Write out, word for word, every line from the first one through the line that holds "h1 = np.array([6.5, 6.3, 5.95, 5.3, 4.45, 3.5, 2.45, 1.35, 0.0])", and nothing else; skip the pictures.

#### Given material

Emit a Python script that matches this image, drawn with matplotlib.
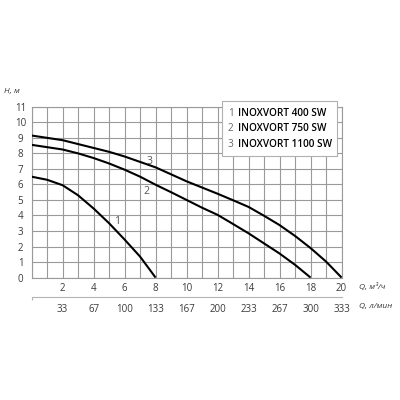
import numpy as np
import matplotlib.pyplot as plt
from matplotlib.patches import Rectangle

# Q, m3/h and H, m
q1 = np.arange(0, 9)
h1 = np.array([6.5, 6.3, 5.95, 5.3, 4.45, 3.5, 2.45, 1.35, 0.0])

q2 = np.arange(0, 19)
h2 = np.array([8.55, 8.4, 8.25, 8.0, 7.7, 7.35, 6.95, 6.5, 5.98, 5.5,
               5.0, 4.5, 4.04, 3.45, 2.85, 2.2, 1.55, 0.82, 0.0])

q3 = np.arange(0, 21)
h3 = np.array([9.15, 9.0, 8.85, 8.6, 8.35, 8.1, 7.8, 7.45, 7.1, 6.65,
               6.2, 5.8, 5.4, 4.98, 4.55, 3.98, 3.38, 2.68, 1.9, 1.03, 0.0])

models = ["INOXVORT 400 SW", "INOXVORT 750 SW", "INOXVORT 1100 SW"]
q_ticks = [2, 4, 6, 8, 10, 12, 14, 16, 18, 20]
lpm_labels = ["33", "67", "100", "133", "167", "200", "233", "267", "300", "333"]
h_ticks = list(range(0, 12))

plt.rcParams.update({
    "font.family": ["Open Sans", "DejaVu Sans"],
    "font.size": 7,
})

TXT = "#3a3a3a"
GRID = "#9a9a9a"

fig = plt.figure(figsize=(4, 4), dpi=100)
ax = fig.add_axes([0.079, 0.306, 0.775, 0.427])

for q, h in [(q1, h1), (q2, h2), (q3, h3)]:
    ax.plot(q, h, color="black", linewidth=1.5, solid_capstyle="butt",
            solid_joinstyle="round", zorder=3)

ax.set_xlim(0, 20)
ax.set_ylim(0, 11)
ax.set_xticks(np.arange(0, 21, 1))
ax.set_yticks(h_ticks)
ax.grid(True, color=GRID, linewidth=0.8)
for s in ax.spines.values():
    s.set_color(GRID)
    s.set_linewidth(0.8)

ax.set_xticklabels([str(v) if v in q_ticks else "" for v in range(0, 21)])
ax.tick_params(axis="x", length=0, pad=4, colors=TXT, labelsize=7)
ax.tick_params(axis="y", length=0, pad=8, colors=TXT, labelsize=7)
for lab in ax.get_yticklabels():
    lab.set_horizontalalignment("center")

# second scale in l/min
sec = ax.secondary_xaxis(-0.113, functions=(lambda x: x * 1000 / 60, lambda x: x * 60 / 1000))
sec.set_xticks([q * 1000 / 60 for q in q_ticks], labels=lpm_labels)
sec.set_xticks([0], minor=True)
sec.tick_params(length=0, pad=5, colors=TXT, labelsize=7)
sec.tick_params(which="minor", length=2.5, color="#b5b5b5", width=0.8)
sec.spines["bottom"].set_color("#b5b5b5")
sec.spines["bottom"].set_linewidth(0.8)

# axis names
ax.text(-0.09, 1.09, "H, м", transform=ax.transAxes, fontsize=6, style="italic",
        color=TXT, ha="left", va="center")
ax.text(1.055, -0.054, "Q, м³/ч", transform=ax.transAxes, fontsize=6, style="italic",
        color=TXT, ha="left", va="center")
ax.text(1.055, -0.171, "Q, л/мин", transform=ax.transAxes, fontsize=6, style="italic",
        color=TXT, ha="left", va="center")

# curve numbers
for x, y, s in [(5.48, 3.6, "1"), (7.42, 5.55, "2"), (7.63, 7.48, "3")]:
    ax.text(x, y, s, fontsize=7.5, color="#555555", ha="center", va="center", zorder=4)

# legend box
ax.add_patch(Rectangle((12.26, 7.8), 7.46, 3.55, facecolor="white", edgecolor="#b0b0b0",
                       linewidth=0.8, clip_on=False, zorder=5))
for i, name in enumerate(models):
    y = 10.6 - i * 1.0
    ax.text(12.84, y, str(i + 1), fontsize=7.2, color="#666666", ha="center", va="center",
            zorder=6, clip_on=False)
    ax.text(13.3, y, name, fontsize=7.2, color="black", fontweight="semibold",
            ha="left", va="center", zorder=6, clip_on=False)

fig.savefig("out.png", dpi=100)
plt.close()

########

◆ Answer for this exercise
Emit a Python script that matches this image, drawn with matplotlib.
import numpy as np
import matplotlib.pyplot as plt
from matplotlib.patches import Rectangle

# Q, m3/h and H, m
q1 = np.arange(0, 9)
h1 = np.array([6.5, 6.3, 5.95, 5.3, 4.45, 3.5, 2.45, 1.35, 0.0])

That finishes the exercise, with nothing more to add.